The panel, titled “Muslims in the News Media: Is the Coverage Fair?” and organized by Baruch’s journalism department, sought to explore questions about how Muslims are presented in the press, especially in light of recent headlines on the New York City Police Department surveillance of student Muslim associations. Before an audience of 80 students, faculty members and activists, the panelists debated the reasons for the negative view of Muslims’ that many Americans hold.
While one panelist called the media portrayal of Muslims a “demonization,” others argued that the problem goes both ways — that the Muslim community’s suspicion of the media and “bunker mentality” has led it to a demonize journalists, and to avoid them rather than engage with them.
“It’s not the first time a community has been written about unfairly,” said Ehab Zahriyeh, a multimedia editor at the New York Daily News. “This is just the most recent.”
Zahriyeh, one of the three journalists on the four-person panel moderated by Faiz Shakir of ThinkProgress.org, blamed the sensational nature of news and the contest for readers that force journalists to “chase something when nothing there.”
That puts “the Muslim enemy front and center in our imaginations,” said panelist Deepa Kumar, a professor of media and Middle East studies at Rutgers University. She said the framework of journalism creates “a wholesale demonization of an entire group.”
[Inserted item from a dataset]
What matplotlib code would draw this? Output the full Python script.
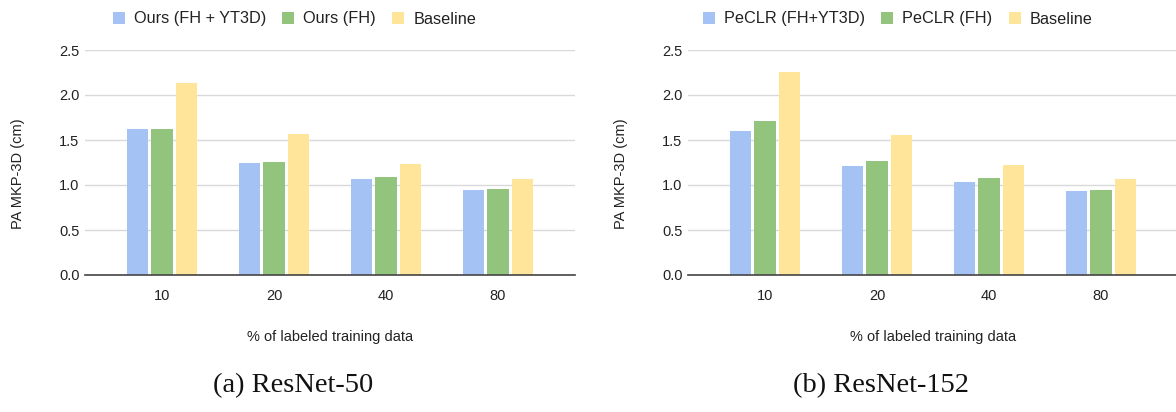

Shakir emphasized the impact that the media has on Americans’ attitudes to Muslims, pointing to research from the Brookings Institution and the Public Religion Research Institute which found strong correlation between trust in Fox News and the belief that “the values of Islam are at odds with American values” — a result he called the “Fox Effect.”
Kumar cited a Quinnipiac University poll that found that 60 percent of New Yorkers believe police are “appropriately” dealing with Muslims. The NYPD’s surveillance, which started in 2001, was uncovered in August by the Associated Press. Kumar said this should be more than a Muslim issue. “It’s a First Amendment violation,” she said.
Muna Shikaki, a correspondent with the Washington, D.C.-based Al-Arabiya News Channel said she wasn’t surprised that approval of the police tactics is high.
“The impact is low so people don’t care,” she said. “If people had been arrested, there would have been more outrage.”
As a journalist who covers Middle East issues for an international audience, she argued that the media is not to blame. “I don’t think it has this type of bias,” she said.
In addition to the surveillance controversy, the Park51 Islamic Center (billed by opponents as the Ground Zero mosque) and the 2010 Time Square bombing were touch-points for the panelists throughout the discussion.
To balance the negative coverage, some suggested, the media should push for stories that show Muslims in a positive light.
But humanizing Muslims isn’t enough, said the WNYC public radio reporter Arun Venugopal, a panelist.
“You can do 50 human interest stories about Muslims, but they can’t stack up against a fumbled bombing attack,” he said, referring to the 2010 Time Square bombing.
Thursday’s discussion also tackled the question of whether Muslims bear some responsibility for their portrayal in the media.
“There’s a bunker mentality in the Muslim community,” said Shakir, who is the co-author of “Fear, Inc.: The Roots of the Islamophobia Network in America.” “Muslims are afraid of public debate because they are afraid of how they will be represented.”
This makes it difficult for journalists to find sources who can present the Muslim perspective, he said.
Nazia Rahman, a 23-year-old graduate business student at Baruch, said she came to the panel because she has encountered silence from her friends – Muslim and not – on the issue. Students across the region have described a climate of fear since news of the NYPD surveillance came out.
“People are afraid to speak out because of what might end in print or in their files,” said Rahman. “I don’t feel like I have my freedom of speech.”
Improving the relationship between Muslims and the media is a necessary step, said Faiza Ali, a founding member of the Muslim American Civil Liberties Coalition.
“The media has been demonized in the Muslim community,” Ali said. The panel, she said, was a “reinforcement that media can be a tool.”
But the Daily News’ Zahriyeh said it may be a while before the media will change.